Este trabajo escénico no hubiera servido de gran cosa si el nivel musical no se hubiera cuidado igualmente. Gustavo Gimeno se tomó muy en serio el desafío de estrenar en España una ópera de un gran maestro, que sin embargo no está en el repertorio y de la que no existe una tradición interpretativa consolidada. Problema que se agudiza por el hecho de que al mismo tiempo existe un referente en el repertorio, la Tercera sinfonía de Prokofiev, basada en temas musicales de la ópera pero descontextualizados. La Orquesta del Teatro Real tiene una limitaciones bien conocidas, pero también es una orquesta que desea ser bien dirigida y que recompensa con generosidad las ocasiones de lucirse, como en este Ángel de fuego. Gimeno ha realizado un buen trabajo en los ensayos, por lo cual ha sido una representación impecablemente concertada. Si a esto se suma que el director es un acompañante atento y respetuoso, incluso intuitivo, los cantantes no parecieron tener problemas: se les notaba cómodos y sueltos, centrados en unos papeles que -especialmente en el caso de los dos protagonistas- no eran nada sencillos.
El coro supo aprovechar la ocasión y estuvo espléndido vocal y actoralmente, destacando sobre todo en la difícil escena final que culmina con el auto de fe, convertido en la impactante quema de la omnipresente bicicleta de Renata.
La gran estrella de la noche fue Ausrine Stundyte como Renata, un rol francamente ingrato ya que debe actuar e incluso cantar al borde del derrumbamiento moral y físico durante la practica totalidad de la ópera, siempre bordeando la locura pero sin llegar a cruzar -más que fugazmente- esa delicada frontera. Todas las alabanzas a Stundyte resultan escasas, toda la representación pivota sobre ella dramática y musicalmente, y en ningún momento se notó el cansancio o la caída de intensidad emocional. Stundyte no jugó el papel de víctima indefensa, ni abusó de sus traumas, no intentó ser simpática ni romántica, sino una figura totalmente desconcertada también en su lenguaje musical, que es denso y relativamente atonal aunque muy respetuoso con los cantantes, como es habitual en Prokofiev, un compositor cuyas óperas aún no se han vuelto habituales en las programaciones (no son obras fáciles ni agradables, salvo quizás Boda en el monasterio) pero que merecen ser mucho más oídas.
Leigh Melrose (Ruprecht) es un buen cantante que en esta ocasión -y es un acierto- se dejó arrastrar por Renata entendiendo que la representación depende de ella.
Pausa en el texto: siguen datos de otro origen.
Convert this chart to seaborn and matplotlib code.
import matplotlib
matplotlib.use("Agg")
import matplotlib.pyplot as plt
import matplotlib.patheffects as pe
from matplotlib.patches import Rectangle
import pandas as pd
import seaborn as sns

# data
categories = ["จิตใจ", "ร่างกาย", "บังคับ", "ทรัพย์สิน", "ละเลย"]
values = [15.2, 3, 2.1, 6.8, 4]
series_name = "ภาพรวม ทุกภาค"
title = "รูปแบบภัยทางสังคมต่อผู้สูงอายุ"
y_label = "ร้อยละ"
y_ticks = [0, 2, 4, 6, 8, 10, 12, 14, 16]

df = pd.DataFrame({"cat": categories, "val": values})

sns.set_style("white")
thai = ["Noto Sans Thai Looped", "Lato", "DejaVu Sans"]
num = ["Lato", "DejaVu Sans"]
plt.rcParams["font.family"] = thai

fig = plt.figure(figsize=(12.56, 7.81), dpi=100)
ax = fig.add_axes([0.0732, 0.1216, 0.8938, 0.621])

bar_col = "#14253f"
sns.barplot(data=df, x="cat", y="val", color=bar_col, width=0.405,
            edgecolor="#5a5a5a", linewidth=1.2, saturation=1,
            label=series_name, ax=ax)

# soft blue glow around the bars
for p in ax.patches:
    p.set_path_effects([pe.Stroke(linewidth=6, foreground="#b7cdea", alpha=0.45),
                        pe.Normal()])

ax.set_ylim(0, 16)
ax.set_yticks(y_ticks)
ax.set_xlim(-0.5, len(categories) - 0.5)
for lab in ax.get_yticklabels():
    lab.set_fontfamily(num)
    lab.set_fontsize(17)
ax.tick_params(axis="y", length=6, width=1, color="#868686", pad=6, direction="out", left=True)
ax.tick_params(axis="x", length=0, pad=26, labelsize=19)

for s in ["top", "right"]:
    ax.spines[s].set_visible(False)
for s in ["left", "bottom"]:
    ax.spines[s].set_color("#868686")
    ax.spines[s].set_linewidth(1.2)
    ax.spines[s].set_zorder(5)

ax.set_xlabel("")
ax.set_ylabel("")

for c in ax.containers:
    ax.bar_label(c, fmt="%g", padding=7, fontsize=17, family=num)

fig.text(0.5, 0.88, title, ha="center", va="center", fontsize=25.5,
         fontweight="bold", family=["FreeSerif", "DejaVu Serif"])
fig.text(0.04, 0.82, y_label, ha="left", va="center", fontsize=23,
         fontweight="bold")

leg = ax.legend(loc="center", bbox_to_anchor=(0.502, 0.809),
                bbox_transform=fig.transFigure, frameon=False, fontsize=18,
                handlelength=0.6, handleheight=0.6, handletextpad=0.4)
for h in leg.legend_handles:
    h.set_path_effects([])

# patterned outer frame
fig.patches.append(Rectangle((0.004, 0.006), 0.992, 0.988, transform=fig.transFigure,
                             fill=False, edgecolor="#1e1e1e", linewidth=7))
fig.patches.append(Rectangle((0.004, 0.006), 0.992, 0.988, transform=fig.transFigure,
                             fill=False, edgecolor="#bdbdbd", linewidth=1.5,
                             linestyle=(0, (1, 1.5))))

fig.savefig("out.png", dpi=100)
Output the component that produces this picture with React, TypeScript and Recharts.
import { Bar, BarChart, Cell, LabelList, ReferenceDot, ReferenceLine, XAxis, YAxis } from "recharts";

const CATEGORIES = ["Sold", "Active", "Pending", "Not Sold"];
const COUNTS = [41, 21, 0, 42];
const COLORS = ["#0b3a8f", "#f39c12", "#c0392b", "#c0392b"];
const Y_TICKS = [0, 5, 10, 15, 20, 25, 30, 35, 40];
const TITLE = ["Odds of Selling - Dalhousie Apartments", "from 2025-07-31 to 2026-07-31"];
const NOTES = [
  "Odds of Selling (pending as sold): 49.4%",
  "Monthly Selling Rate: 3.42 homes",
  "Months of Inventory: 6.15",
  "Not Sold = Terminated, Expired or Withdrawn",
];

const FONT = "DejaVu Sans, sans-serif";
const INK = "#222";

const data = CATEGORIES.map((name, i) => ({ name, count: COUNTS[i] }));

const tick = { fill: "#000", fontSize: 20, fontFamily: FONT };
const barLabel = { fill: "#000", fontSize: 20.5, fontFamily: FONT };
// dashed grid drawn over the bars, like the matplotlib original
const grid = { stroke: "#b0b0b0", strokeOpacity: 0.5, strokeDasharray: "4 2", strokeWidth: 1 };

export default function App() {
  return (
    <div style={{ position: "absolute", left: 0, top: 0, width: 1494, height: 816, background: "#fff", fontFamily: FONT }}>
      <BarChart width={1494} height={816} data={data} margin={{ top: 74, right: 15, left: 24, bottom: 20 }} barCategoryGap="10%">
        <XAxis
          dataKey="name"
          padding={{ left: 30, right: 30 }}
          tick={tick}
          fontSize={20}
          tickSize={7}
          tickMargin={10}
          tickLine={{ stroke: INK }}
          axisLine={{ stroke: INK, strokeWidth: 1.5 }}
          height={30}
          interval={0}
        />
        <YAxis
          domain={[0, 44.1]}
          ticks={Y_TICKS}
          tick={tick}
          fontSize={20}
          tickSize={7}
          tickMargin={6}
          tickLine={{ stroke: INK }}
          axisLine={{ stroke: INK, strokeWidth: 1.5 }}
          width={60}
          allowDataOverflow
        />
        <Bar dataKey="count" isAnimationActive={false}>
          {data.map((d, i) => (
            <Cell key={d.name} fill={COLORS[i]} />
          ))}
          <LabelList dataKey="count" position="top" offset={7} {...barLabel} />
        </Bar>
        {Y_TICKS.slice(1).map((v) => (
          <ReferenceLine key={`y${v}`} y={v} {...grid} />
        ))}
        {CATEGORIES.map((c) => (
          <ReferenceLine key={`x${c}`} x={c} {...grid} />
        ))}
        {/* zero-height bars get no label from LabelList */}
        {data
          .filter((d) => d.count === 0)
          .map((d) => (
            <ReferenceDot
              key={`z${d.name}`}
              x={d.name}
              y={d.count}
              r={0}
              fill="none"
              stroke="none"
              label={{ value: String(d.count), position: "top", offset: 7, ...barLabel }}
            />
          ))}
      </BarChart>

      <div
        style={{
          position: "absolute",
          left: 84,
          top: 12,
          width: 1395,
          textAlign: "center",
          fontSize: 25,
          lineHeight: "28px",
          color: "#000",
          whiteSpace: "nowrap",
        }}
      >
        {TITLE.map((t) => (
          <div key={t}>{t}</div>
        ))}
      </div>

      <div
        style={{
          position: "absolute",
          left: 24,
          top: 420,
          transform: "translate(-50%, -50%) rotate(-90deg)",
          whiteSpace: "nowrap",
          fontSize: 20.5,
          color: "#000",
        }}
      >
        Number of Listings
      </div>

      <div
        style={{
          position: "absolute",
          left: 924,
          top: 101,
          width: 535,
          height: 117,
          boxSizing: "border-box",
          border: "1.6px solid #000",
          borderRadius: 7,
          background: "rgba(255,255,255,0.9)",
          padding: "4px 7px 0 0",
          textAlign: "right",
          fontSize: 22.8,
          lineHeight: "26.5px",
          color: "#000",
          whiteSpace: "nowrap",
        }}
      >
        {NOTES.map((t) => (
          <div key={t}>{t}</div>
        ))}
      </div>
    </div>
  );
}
Dramáticamente su rol resulta muy complicado porque tiene que representar al mismo tiempo su personaje real y lo que Renata ve en él (la imagen que ella se crea), que a menudo son cosas contradictorias. Melrose sí acusó en algún momento el cansancio pero ello no le impidió cumplir sobradamente con las expectativas.
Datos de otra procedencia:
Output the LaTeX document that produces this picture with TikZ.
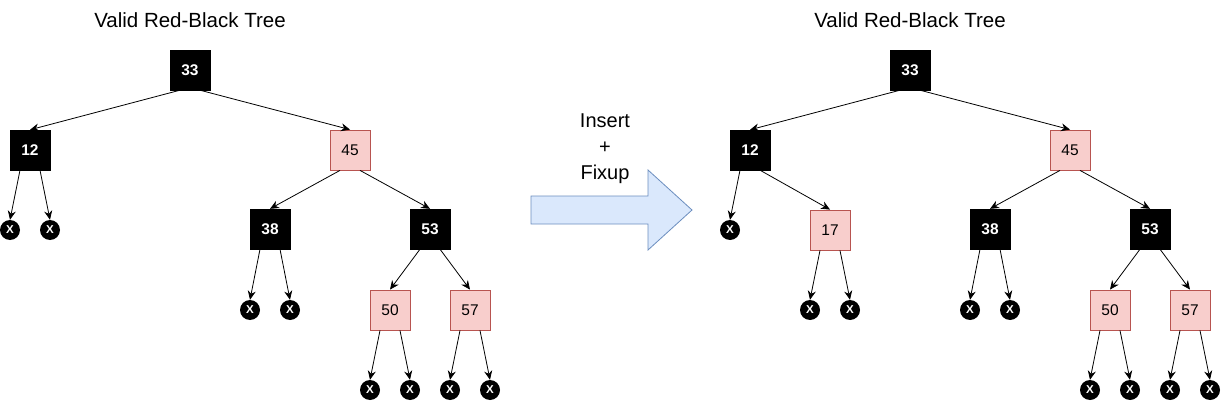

Dmitry Golovnin se enfrentaba al doble papel de Agrippa von Nettesheim y de Mefistófeles, filtrado además por la imaginación de Renata. El cinismo moral y la ambigüedad de su rol le permitían lucirse y Golovnin lo hizo con efectividad y discreción al tiempo. Dejó correr las cosas, fue incluso frío, porque no hay que olvidar que Mefistófeles gana siempre. Igualmente satisfactorios el resto de los 'malos' -Fadó, Kares o Ulianov- tanto vocal como actoralmente.
Fue una de esas grandes noches en las que todo funciona bien y todos los elementos están compensados. Para mayor fortuna, disfrutamos de una solista excepcional y una profundización dramática que hemos echado de menos en otros espectáculos que vimos recientemente en este mismo Teatro Real o en el Teatro de la Zarzuela.